Hosemann, first elected as Secretary of State in 2007, also highlighted three of his major achievements while in office.
This year, Mississippians celebrate their fourth anniversary with a constitutional Voter ID law. Hosemann, a champion for protecting the integrity of elections, spearheaded the effort to see the law’s enactment. While other states continue to be embroiled in litigation over Voter ID, Mississippi’s law has yet to be challenged in court.

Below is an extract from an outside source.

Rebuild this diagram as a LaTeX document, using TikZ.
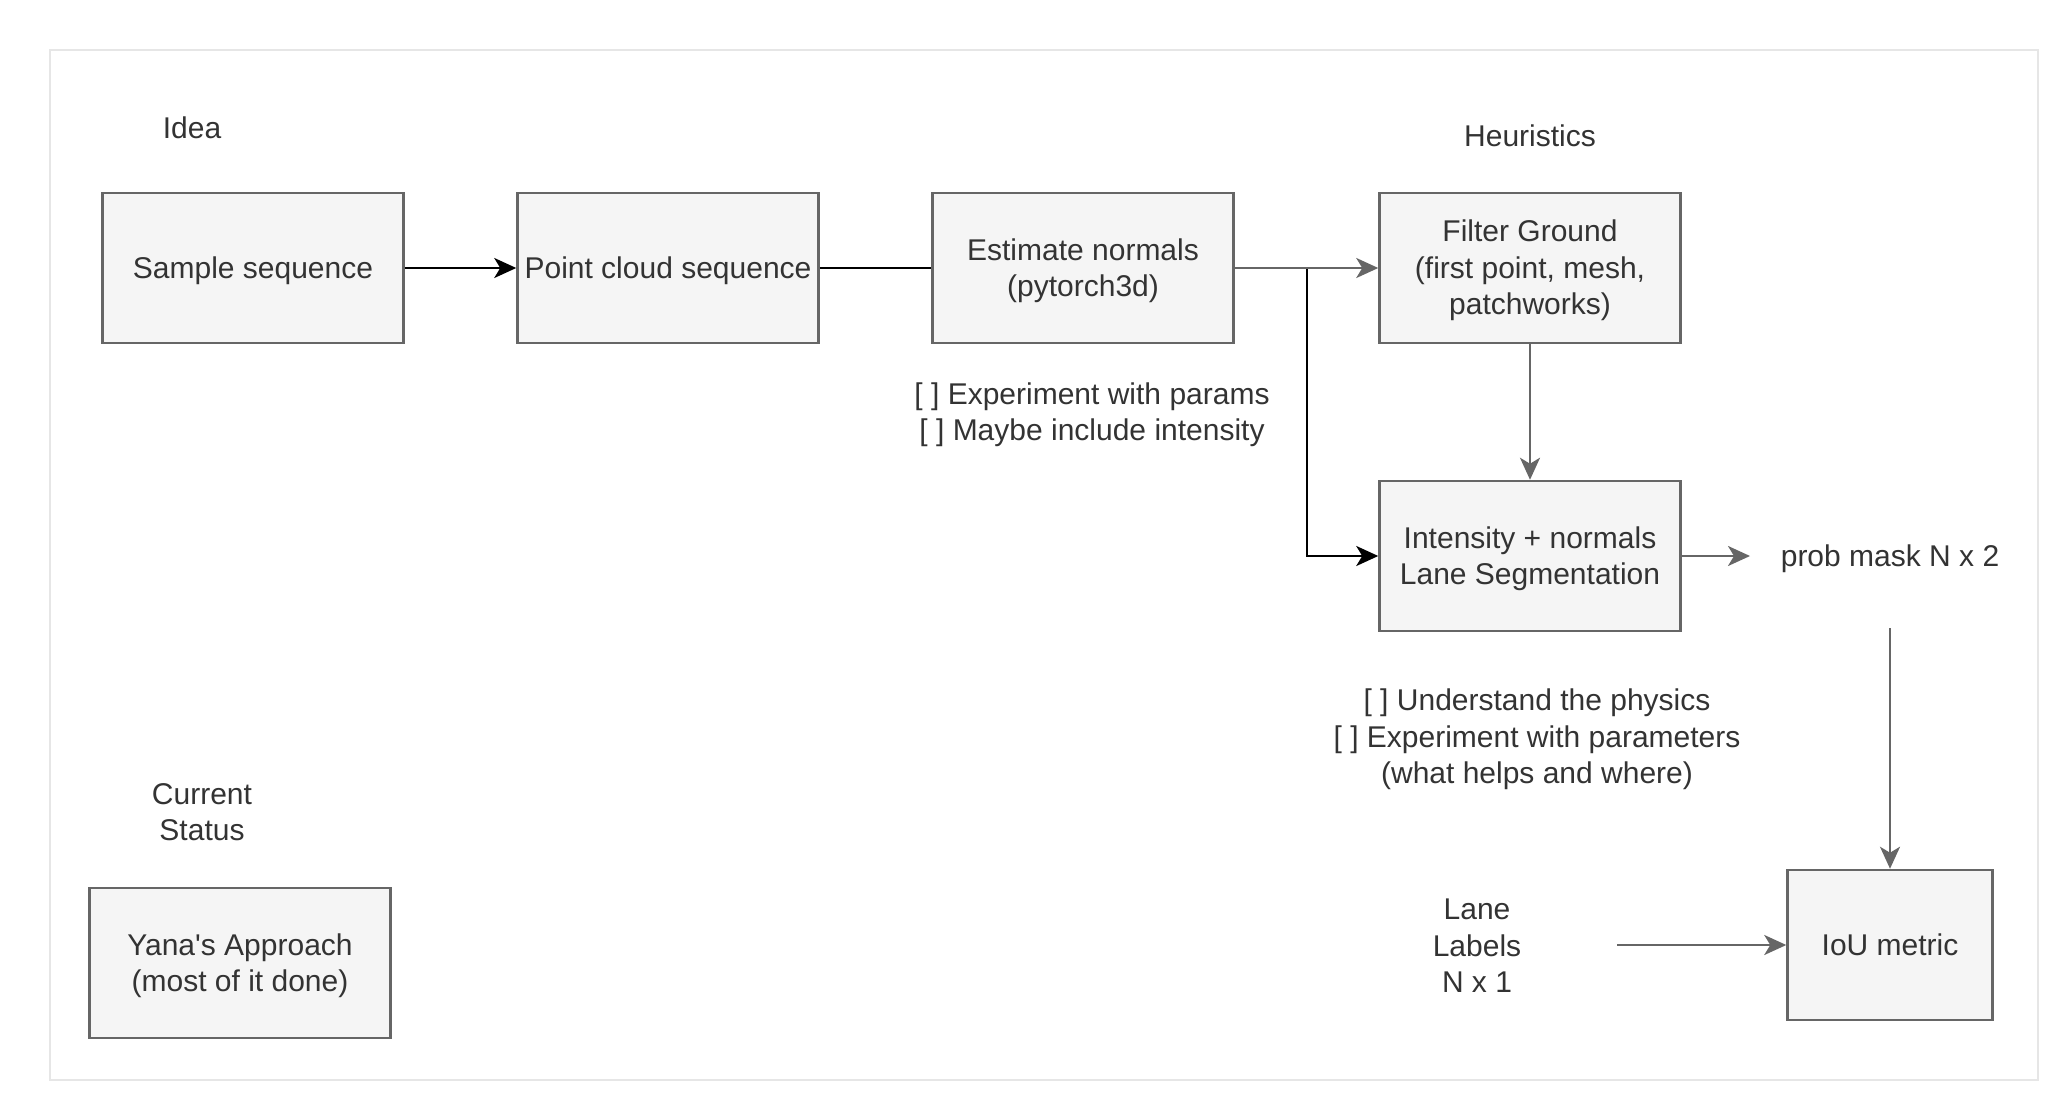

“You remember some of the liberal Democrats saying 400,000 people would be disenfranchised,” Hosemann said. “We listened to and trusted each other when we were deciding how to shape our Voter ID law. And, instead of disenfranchising anyone, we enfranchised more than 6,000 citizens who now have a free Voter ID inviting them to the polls on Election Day.”
Other achievements including raising almost $1 billion for the State’s schoolchildren through 16th Section leases and overseeing the wholesale revision of Mississippi’s business laws to make it as easy as possible to open up a business and invest in the State.
Hosemann closed his remarks with a request to voters: remember the 3,200 Mississippi National Guardsmen and women defending our rights in the Middle East when considering whether to cast a ballot in November.
“They will not be home for the Fair, football season, or Christmas,” Hosemann said. “Our obligation to them is to go vote.”